Posted: Thu Jul 27, 2023 5:22 pm
by AZJIO
Boulcat wrote: Thu Jul 27, 2023 4:10 pm DisableDebugger function seems to be done at runtime
No. DisableDebugger prevents debug information from being embedded in code. You must enable EnableDebugger just before displaying information. And then immediately insert DisableDebugger again.
Boulcat wrote: Thu Jul 27, 2023 4:10 pm Not sure and i tend to agree with the execution times. It seems faster to compare the 2 pointers and write the character(s) to memory only if the writing position changes, rather than writing to memory in all cases.
In the string "@abc~1..." the first character is @, so your pointers don't match right away. After the first shift has occurred, they will never be the same, because the second pointer is always less.
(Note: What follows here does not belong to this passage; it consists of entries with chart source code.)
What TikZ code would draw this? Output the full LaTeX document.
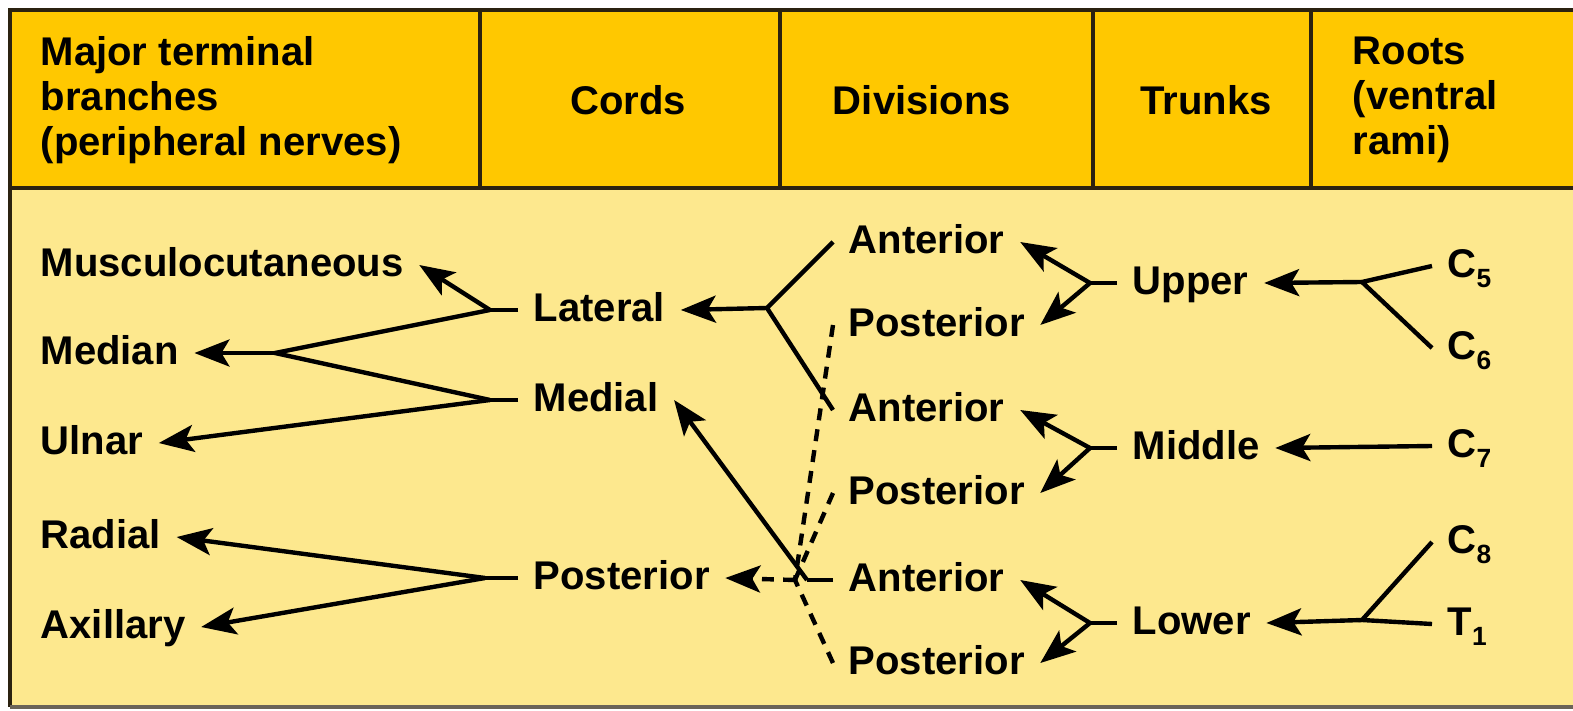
\documentclass[tikz,border=0pt]{standalone}
\usepackage{fontspec}
\setmainfont{Liberation Sans}
\usetikzlibrary{arrows.meta, positioning, calc}
\definecolor{plexusgold}{HTML}{FFC800}
\definecolor{plexuslightgold}{HTML}{FDE88E}
\definecolor{plexusframe}{HTML}{2B2210}
\newcommand{\rootsub}[1]{\raisebox{-3pt}{\fontsize{7.5pt}{7.5pt}\selectfont #1}}

\begin{document}
\begin{tikzpicture}[font=\fontsize{11.4pt}{12.8pt}\selectfont\bfseries,
                    nervelabel/.style={anchor=west, inner xsep=0.15cm, inner ysep=0pt, text height=0.3cm, text depth=0.08cm},
                    headlabel/.style={align=left, inner sep=0pt},
                    nerve/.style={line width=1.25pt},
                    nervetip/.style={-{Stealth[length=3.5mm, width=2.7mm, inset=0.8mm]}},
                    nervearrow/.style={nerve, nervetip},
                    postdash/.style={nerve, dash pattern=on 3.4pt off 2.6pt}]

    \useasboundingbox (0,0) rectangle (15.73,-7.10);

    % Table background
    \fill[white] (0,0) rectangle (15.73,-7.10);
    \fill[plexuslightgold] (0.10,-0.10) rectangle (15.73,-7.07);
    \fill[plexusgold] (0.10,-0.10) rectangle (15.73,-1.88);
    \draw[plexusframe, line width=1.4pt] (15.73,-0.10) -- (0.10,-0.10) -- (0.10,-7.07);
    \draw[plexusframe!70, line width=1pt] (0.10,-7.07) -- (15.73,-7.07);
    \draw[plexusframe, line width=1.4pt] (0.10,-1.88) -- (15.73,-1.88);
    \foreach \x in {4.80, 7.80, 10.93, 13.11}
        \draw[plexusframe, line width=1pt] (\x,-0.10) -- (\x,-1.88);

    % Header
    \node[headlabel, anchor=west] (hbranches) at (0.40,-1.00) {Major terminal\\branches\\(peripheral nerves)};
    \node[headlabel] (hcords) at (6.28,-1.00) {Cords};
    \node[headlabel] (hdivisions) at (9.22,-1.00) {Divisions};
    \node[headlabel] (htrunks) at (12.06,-1.00) {Trunks};
    \node[headlabel, anchor=west] (hroots) at (13.52,-1.00) {Roots\\(ventral\\rami)};

    % Roots
    \node[nervelabel] (c5) at (14.32,-2.66) {C\rootsub{5}};
    \node[nervelabel] (c6) at (14.32,-3.48) {C\rootsub{6}};
    \node[nervelabel] (c7) at (14.32,-4.46) {C\rootsub{7}};
    \node[nervelabel] (c8) at (14.32,-5.42) {C\rootsub{8}};
    \node[nervelabel] (t1) at (14.32,-6.24) {T\rootsub{1}};

    % Trunks
    \node[nervelabel] (upper) at (11.17,-2.83) {Upper};
    \node[nervelabel] (middle) at (11.17,-4.48) {Middle};
    \node[nervelabel] (lower) at (11.17,-6.23) {Lower};

    % Divisions
    \node[nervelabel] (ant1) at (8.33,-2.42) {Anterior};
    \node[nervelabel] (post1) at (8.33,-3.25) {Posterior};
    \node[nervelabel] (ant2) at (8.33,-4.10) {Anterior};
    \node[nervelabel] (post2) at (8.33,-4.93) {Posterior};
    \node[nervelabel] (ant3) at (8.33,-5.80) {Anterior};
    \node[nervelabel] (post3) at (8.33,-6.63) {Posterior};

    % Cords
    \node[nervelabel] (lateral) at (5.18,-3.10) {Lateral};
    \node[nervelabel] (medial) at (5.18,-4.00) {Medial};
    \node[nervelabel] (postcord) at (5.18,-5.78) {Posterior};

    % Terminal branches
    \node[nervelabel] (musc) at (0.25,-2.65) {Musculocutaneous};
    \node[nervelabel] (median) at (0.25,-3.53) {Median};
    \node[nervelabel] (ulnar) at (0.25,-4.43) {Ulnar};
    \node[nervelabel] (radial) at (0.25,-5.37) {Radial};
    \node[nervelabel] (axillary) at (0.25,-6.27) {Axillary};

    % Junctions
    \coordinate (jupper) at (13.62,-2.82);
    \coordinate (jlower) at (13.62,-6.20);
    \coordinate (jupperdiv) at ($(upper.west)+(-0.27,0)$);
    \coordinate (jmiddlediv) at ($(middle.west)+(-0.27,0)$);
    \coordinate (jlowerdiv) at ($(lower.west)+(-0.27,0)$);
    \coordinate (jlateral) at (7.67,-3.08);
    \coordinate (jmedial) at ($(ant3.west)+(-0.26,0)$);
    \coordinate (jposterior) at ($(ant3.west)+(-0.38,0)$);
    \coordinate (jlatcord) at ($(lateral.west)+(-0.28,0)$);
    \coordinate (jmedcord) at ($(medial.west)+(-0.28,0)$);
    \coordinate (jpostcord) at ($(postcord.west)+(-0.33,0)$);
    \coordinate (jmedian) at (2.75,-3.53);

    % Roots to trunks
    \draw[nerve] (c5.west) -- (jupper) -- (c6.west);
    \draw[nervearrow] (jupper) -- (upper.east);
    \draw[nervearrow] (c7.west) -- (middle.east);
    \draw[nerve] (c8.west) -- (jlower) -- (t1.west);
    \draw[nervearrow] (jlower) -- (lower.east);

    % Trunks to divisions
    \draw[nerve] (upper.west) -- (jupperdiv);
    \draw[nervearrow] (jupperdiv) -- (ant1.east);
    \draw[nervearrow] (jupperdiv) -- (post1.east);
    \draw[nerve] (middle.west) -- (jmiddlediv);
    \draw[nervearrow] (jmiddlediv) -- (ant2.east);
    \draw[nervearrow] (jmiddlediv) -- (post2.east);
    \draw[nerve] (lower.west) -- (jlowerdiv);
    \draw[nervearrow] (jlowerdiv) -- (ant3.east);
    \draw[nervearrow] (jlowerdiv) -- (post3.east);

    % Divisions to cords
    \draw[postdash] (post1.west) -- (jposterior);
    \draw[postdash] (post2.west) -- (jposterior);
    \draw[postdash] (post3.west) -- (jposterior);
    \draw[postdash, nervetip] (jposterior) -- (postcord.east);
    \draw[nerve] (ant1.west) -- (jlateral) -- (ant2.west);
    \draw[nervearrow] (jlateral) -- (lateral.east);
    \draw[nerve] (ant3.west) -- (jmedial);
    \draw[nervearrow] (jmedial) -- (medial.east);

    % Cords to terminal branches
    \draw[nerve] (lateral.west) -- (jlatcord);
    \draw[nervearrow] (jlatcord) -- (musc.east);
    \draw[nerve] (jlatcord) -- (jmedian) -- (jmedcord);
    \draw[nervearrow] (jmedian) -- (median.east);
    \draw[nerve] (medial.west) -- (jmedcord);
    \draw[nervearrow] (jmedcord) -- (ulnar.east);
    \draw[nerve] (postcord.west) -- (jpostcord);
    \draw[nervearrow] (jpostcord) -- (radial.east);
    \draw[nervearrow] (jpostcord) -- (axillary.east);

\end{tikzpicture}
\end{document}
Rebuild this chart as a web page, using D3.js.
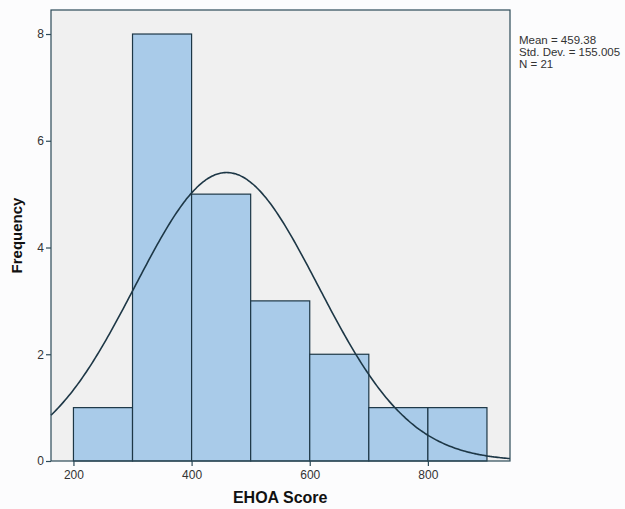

This is provided that your first character is not a word character.
Make pointer output in the debugger by specifying LOOP = 1 (and remove DisableDebugger)

Code: Select all

  While *c\c
  	Debug *c
  	Debug *c2
  	Select *c\c
This is how the debugger is embedded with the ability to output using "Debug"

Code: Select all

EnableExplicit
DisableDebugger 

Procedure RemoveNonWordChars(*c.Character )
	If *c = 0 Or *c\c = 0 : ProcedureReturn : EndIf
	
	Protected *c2.Character = *c
	
	While *c\c
		Select *c\c
			Case '0' To '9', 'a' To 'z',  'A' To 'Z', '_'
				If *c2 <> *c
					*c2\c = *c\c
				EndIf
				*c2 + SizeOf(Character)
		EndSelect
		*c + SizeOf(Character)
	Wend
	
	If *c <> *c2
		*c2\c = 0
	EndIf
EndProcedure

Define MyStr$

Define I, s1, LOOP = 1000000

MyStr$ = "@abc~123-ABC\_*,!wt=-()ty3456!_#$%*aceeEE(){}[]XYZ"
s1  = ElapsedMilliseconds()
For I = 1 To LOOP
	RemoveNonWordChars(@MyStr$)
Next I
s1 = ElapsedMilliseconds() - s1
EnableDebugger
Debug s1

DisableDebugger 

MyStr$ = "@abc~123-ABC\_*,!wt=-()ty3456!_#$%*aceeEE(){}[]XYZ"
s1  = ElapsedMilliseconds()
For I = 1 To LOOP
	RemoveNonWordChars(@MyStr$)
Next I
s1 = ElapsedMilliseconds() - s1
EnableDebugger
Debug s1

Re: Check non-word character without a regular expression

Posted: Thu Jul 27, 2023 6:46 pm
by Boulcat
As much for me, I had added DisableDebugger in the main part before the loop.
It works better indeed if placed at the beginning, before the RemoveNonWordChars procedure.

I agree that if the first character is a non-word, all subsequent characters are written.
And, as you say, it shouldn't be any faster in theory. But without knowing why, it is faster by adding If *c <> *c2 before writing!!!
Well, ayway, in most cases there's no change to be made to the string.